### [Given problem]
Pictures do not belong in the output. Reproduce exactly the lines from the start of the records through the line with "ax = fig.add_axes([100/665, 80/389, 528/665, 291/389])".

━━━ Given data

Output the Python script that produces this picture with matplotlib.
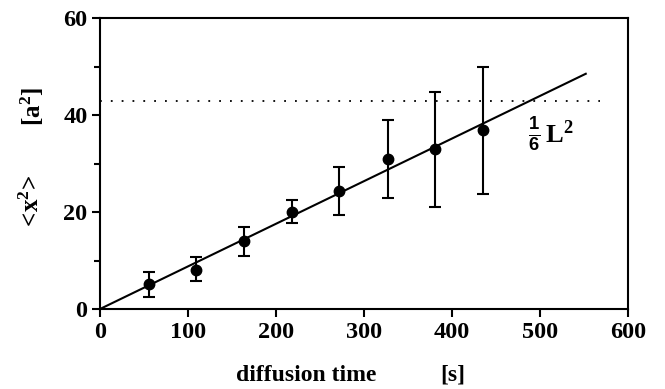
import matplotlib
matplotlib.use("Agg")
import matplotlib.pyplot as plt
import numpy as np

# Data
times = [56, 109, 164, 218, 272, 327, 381, 435]
msd = [5.1, 8.0, 14.0, 20.1, 24.4, 30.9, 32.9, 36.9]
err_upper = [7.6, 10.8, 17.0, 22.5, 29.2, 39.0, 44.7, 49.9]
err_lower = [2.5, 5.7, 11.0, 17.8, 19.3, 22.9, 21.1, 23.7]
fit_t = [0, 552]
fit_v = [0, 48.5]
limit_value = 42.9
limit_t = [0, 568]
xticks = [0, 100, 200, 300, 400, 500, 600]
yticks = [0, 20, 40, 60]
yminor = [10, 30, 50]

plt.rcParams['font.family'] = ['Liberation Serif', 'DejaVu Serif']
plt.rcParams['font.weight'] = 'bold'
plt.rcParams['mathtext.fontset'] = 'custom'
plt.rcParams['mathtext.rm'] = 'Liberation Serif:bold'
plt.rcParams['mathtext.bf'] = 'Liberation Serif:bold'
plt.rcParams['mathtext.it'] = 'Liberation Serif:bold'
plt.rcParams['mathtext.sf'] = 'Liberation Sans:bold'

fig = plt.figure(figsize=(6.65, 3.89), dpi=100)
ax = fig.add_axes([100/665, 80/389, 528/665, 291/389])

t = np.array(times)
v = np.array(msd)
yerr = [v - np.array(err_lower), np.array(err_upper) - v]
ax.errorbar(t, v, yerr=yerr, fmt='o', color='black', ms=7.5, elinewidth=1.5,
            capsize=4, capthick=1.5, zorder=3)
ax.plot(fit_t, fit_v, color='black', lw=1.5)
ax.plot(limit_t, [limit_value, limit_value], color='black', lw=1.3,
        linestyle=(0, (1, 5)))

ax.set_xlim(0, 600)
ax.set_ylim(0, 60)
ax.set_xticks(xticks)
ax.set_yticks(yticks)
ax.set_yticks(yminor, minor=True)
ax.tick_params(axis='both', which='major', direction='out', length=6, width=1.5,
               labelsize=17.5, pad=3)
ax.tick_params(axis='y', which='minor', direction='out', length=4, width=1.5)
for lab in ax.get_xticklabels() + ax.get_yticklabels():
    lab.set_fontweight('bold')
for s in ax.spines.values():
    s.set_linewidth(1.5)

ax.text(486, 35.8, r'$\frac{\mathsf{1}}{\mathsf{6}}\,\mathrm{L}^2$', fontsize=19,
        ha='left', va='center')

ax.text(-0.129, 0.364, r'$\mathrm{<\!x^2\!>}$', transform=ax.transAxes, rotation=90,
        ha='center', va='center', fontsize=18)
ax.text(-0.129, 0.694, r'$\mathrm{[a^2]}$', transform=ax.transAxes, rotation=90,
        ha='center', va='center', fontsize=18)
ax.text(0.39, -0.227, 'diffusion time', transform=ax.transAxes,
        ha='center', va='center', fontsize=17, fontweight='bold')
ax.text(0.669, -0.227, '[s]', transform=ax.transAxes,
        ha='center', va='center', fontsize=17, fontweight='bold')

fig.savefig('out.png', dpi=100)
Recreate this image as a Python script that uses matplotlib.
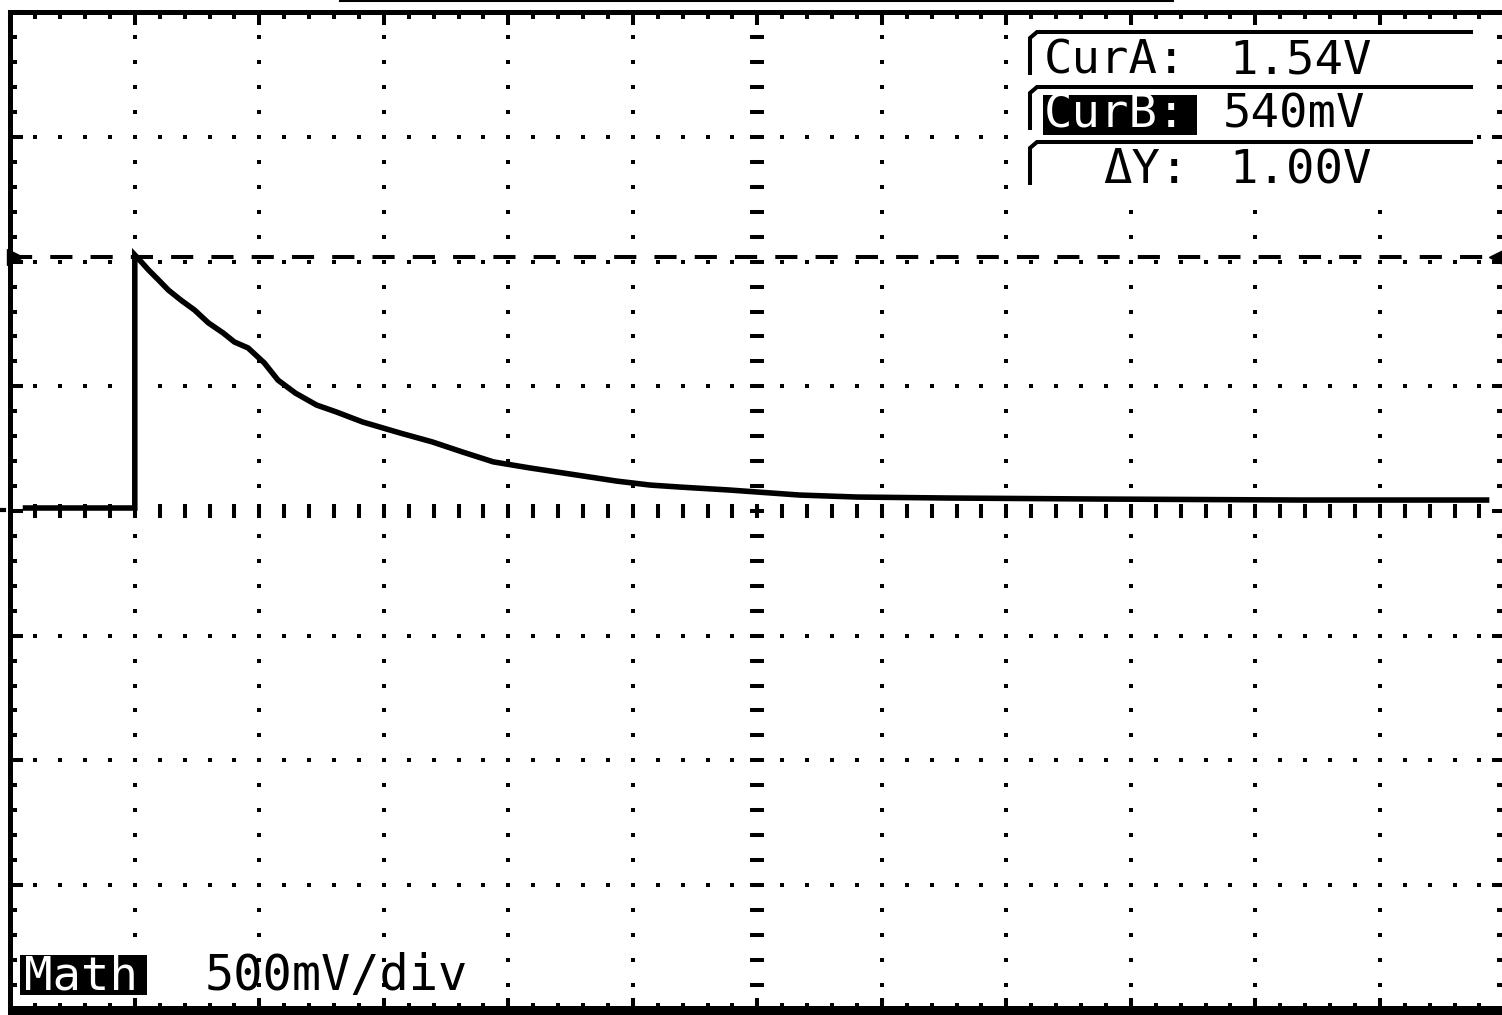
import numpy as np
import matplotlib
matplotlib.use("Agg")
import matplotlib.pyplot as plt
from matplotlib.patches import Rectangle
from matplotlib.lines import Line2D

# ---------------- data ----------------
volts_per_div = 0.5
screen_center_v = 0.52
n_xdiv = 12
n_ydiv = 8

# trace: time in divisions, voltage in volts
trace_t = [0.10, 1.00, 1.00, 1.06, 1.11, 1.19, 1.27, 1.37, 1.48, 1.59, 1.71,
           1.80, 1.91, 2.04, 2.15, 2.29, 2.46, 2.62, 2.83, 3.13, 3.39, 3.63,
           3.88, 4.17, 4.54, 4.87, 5.14, 5.38, 5.78, 6.34, 6.80, 7.55, 8.75,
           10.36, 11.88]
trace_v = [0.532, 0.532, 1.547, 1.515, 1.487, 1.447, 1.406, 1.366, 1.326,
           1.275, 1.234, 1.198, 1.174, 1.114, 1.045, 0.993, 0.945, 0.917,
           0.877, 0.833, 0.797, 0.757, 0.717, 0.693, 0.665, 0.640, 0.624,
           0.616, 0.604, 0.584, 0.576, 0.572, 0.568, 0.564, 0.564]

cursor_a_v = 1.54
cursor_b_v = 0.54
readout_labels = ["CurA:", "CurB:", "ΔY:"]
readout_values = ["1.54V", "540mV", "1.00V"]
channel_label = "Math"
scale_label = "500mV/div"

# ---------------- figure ----------------
W, H = 1502, 1015
fig = plt.figure(figsize=(W / 100, H / 100), dpi=100)
fig.patch.set_facecolor("white")


def fx(x):
    return x / W


def fy(y):
    return 1 - y / H


left_px, right_px, top_px, bot_px = 10.3, 1504.3, 12.4, 1009.6
ax = fig.add_axes([fx(left_px), fy(bot_px), (right_px - left_px) / W,
                   (bot_px - top_px) / H])
ax.set_facecolor("white")
v_lo = screen_center_v - n_ydiv / 2 * volts_per_div
v_hi = screen_center_v + n_ydiv / 2 * volts_per_div
ax.set_xlim(0, n_xdiv)
ax.set_ylim(v_lo, v_hi)

for s in ax.spines.values():
    s.set_linewidth(3.6)
    s.set_color("black")

ax.set_xticks(np.arange(0, n_xdiv + 1))
ax.set_xticks(np.arange(0, n_xdiv + 0.001, 0.2), minor=True)
ax.set_yticks(screen_center_v + volts_per_div * np.arange(-n_ydiv / 2, n_ydiv / 2 + 1))
ax.set_yticks(screen_center_v + volts_per_div * np.arange(-n_ydiv / 2, n_ydiv / 2 + 0.001, 0.2),
              minor=True)
ax.tick_params(which="both", direction="in", top=True, right=True,
               bottom=True, left=True, labelbottom=False, labelleft=False,
               width=2.9, color="black")
ax.tick_params(which="major", length=9)
ax.tick_params(which="minor", length=4.7)

# dotted graticule
xs_dot = np.arange(0, n_xdiv + 0.001, 0.2)
ys_dot = screen_center_v + volts_per_div * np.arange(-n_ydiv / 2, n_ydiv / 2 + 0.001, 0.2)
for k in range(-3, 4):
    if k == 0:
        continue
    ax.plot(xs_dot, np.full_like(xs_dot, screen_center_v + volts_per_div * k),
            "s", ms=2.9, mew=0, color="black")
for i in range(1, n_xdiv):
    if i == n_xdiv // 2:
        continue
    ax.plot(np.full_like(ys_dot, i), ys_dot, "s", ms=2.9, mew=0, color="black")

# center axes with small ticks
ax.plot(np.full_like(ys_dot, n_xdiv / 2), ys_dot, "_", ms=10, mew=2.9, color="black")
ax.plot(xs_dot, np.full_like(xs_dot, screen_center_v), "|", ms=9.5, mew=2.9, color="black")

# cursor A line and its end markers
ax.axhline(cursor_a_v, color="black", lw=2.9, dashes=(5.5, 4.5))
ax.plot([0.04], [cursor_a_v], ">", ms=12, color="black", clip_on=False)
ax.plot([n_xdiv - 0.06], [cursor_a_v], "<", ms=12, color="black", clip_on=False)

# trace
ax.plot(trace_t, trace_v, color="black", lw=4.0, solid_joinstyle="miter",
        solid_capstyle="butt", zorder=4)

# ---------------- overlays (figure pixel coordinates) ----------------
fig.add_artist(Rectangle((fx(8), fy(1015)), (W - 8) / W, 9 / H,
                         transform=fig.transFigure, facecolor="black",
                         edgecolor="none", zorder=3))
fig.add_artist(Line2D([fx(340), fx(1173)], [fy(1), fy(1)], transform=fig.transFigure,
                      color="black", lw=1.5))
fig.add_artist(Line2D([fx(0), fx(4)], [fy(509.5), fy(509.5)], transform=fig.transFigure,
                      color="black", lw=3))

# readout panel
fig.add_artist(Rectangle((fx(1020), fy(200)), (1475 - 1020) / W, (200 - 27) / H,
                         transform=fig.transFigure, facecolor="white",
                         edgecolor="none", zorder=5))
for ytop, ybot in [(32, 73), (87, 128), (142, 183)]:
    fig.add_artist(Line2D([fx(1030), fx(1030), fx(1037), fx(1471)],
                          [fy(ybot), fy(ytop + 6), fy(ytop), fy(ytop)],
                          transform=fig.transFigure, color="black", lw=2.9,
                          solid_joinstyle="miter", zorder=6))

mono = "DejaVu Sans Mono"
fs = 34
# row 1
fig.text(fx(1044), fy(73), readout_labels[0], fontsize=fs, family=mono,
         va="baseline", ha="left", color="black", zorder=7)
fig.text(fx(1229), fy(73), readout_values[0], fontsize=fs, family=mono,
         va="baseline", ha="left", color="black", zorder=7)
# row 2 (highlighted label)
fig.add_artist(Rectangle((fx(1043), fy(135)), (1197 - 1043) / W, 40 / H,
                         transform=fig.transFigure, facecolor="black",
                         edgecolor="none", zorder=6))
fig.text(fx(1044), fy(128), readout_labels[1], fontsize=fs, family=mono,
         va="baseline", ha="left", color="white", zorder=7)
fig.text(fx(1223), fy(128), readout_values[1], fontsize=fs, family=mono,
         va="baseline", ha="left", color="black", zorder=7)
# row 3
fig.text(fx(1103), fy(183), readout_labels[2], fontsize=fs, family=mono,
         va="baseline", ha="left", color="black", zorder=7)
fig.text(fx(1229), fy(183), readout_values[2], fontsize=fs, family=mono,
         va="baseline", ha="left", color="black", zorder=7)

# bottom channel label
fig.add_artist(Rectangle((fx(20), fy(995)), (147 - 20) / W, 40 / H,
                         transform=fig.transFigure, facecolor="black",
                         edgecolor="none", zorder=6))
fig.text(fx(24), fy(990), channel_label, fontsize=fs, family=mono,
         va="baseline", ha="left", color="white", zorder=7)
fig.text(fx(205), fy(990), scale_label, fontsize=35, family=mono,
         va="baseline", ha="left", color="black", zorder=7)

fig.savefig("out.png", dpi=100, facecolor="white")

━━━━━━

### [Solution]
Output the Python script that produces this picture with matplotlib.
import matplotlib
matplotlib.use("Agg")
import matplotlib.pyplot as plt
import numpy as np

# Data
times = [56, 109, 164, 218, 272, 327, 381, 435]
msd = [5.1, 8.0, 14.0, 20.1, 24.4, 30.9, 32.9, 36.9]
err_upper = [7.6, 10.8, 17.0, 22.5, 29.2, 39.0, 44.7, 49.9]
err_lower = [2.5, 5.7, 11.0, 17.8, 19.3, 22.9, 21.1, 23.7]
fit_t = [0, 552]
fit_v = [0, 48.5]
limit_value = 42.9
limit_t = [0, 568]
xticks = [0, 100, 200, 300, 400, 500, 600]
yticks = [0, 20, 40, 60]
yminor = [10, 30, 50]

plt.rcParams['font.family'] = ['Liberation Serif', 'DejaVu Serif']
plt.rcParams['font.weight'] = 'bold'
plt.rcParams['mathtext.fontset'] = 'custom'
plt.rcParams['mathtext.rm'] = 'Liberation Serif:bold'
plt.rcParams['mathtext.bf'] = 'Liberation Serif:bold'
plt.rcParams['mathtext.it'] = 'Liberation Serif:bold'
plt.rcParams['mathtext.sf'] = 'Liberation Sans:bold'

fig = plt.figure(figsize=(6.65, 3.89), dpi=100)
ax = fig.add_axes([100/665, 80/389, 528/665, 291/389])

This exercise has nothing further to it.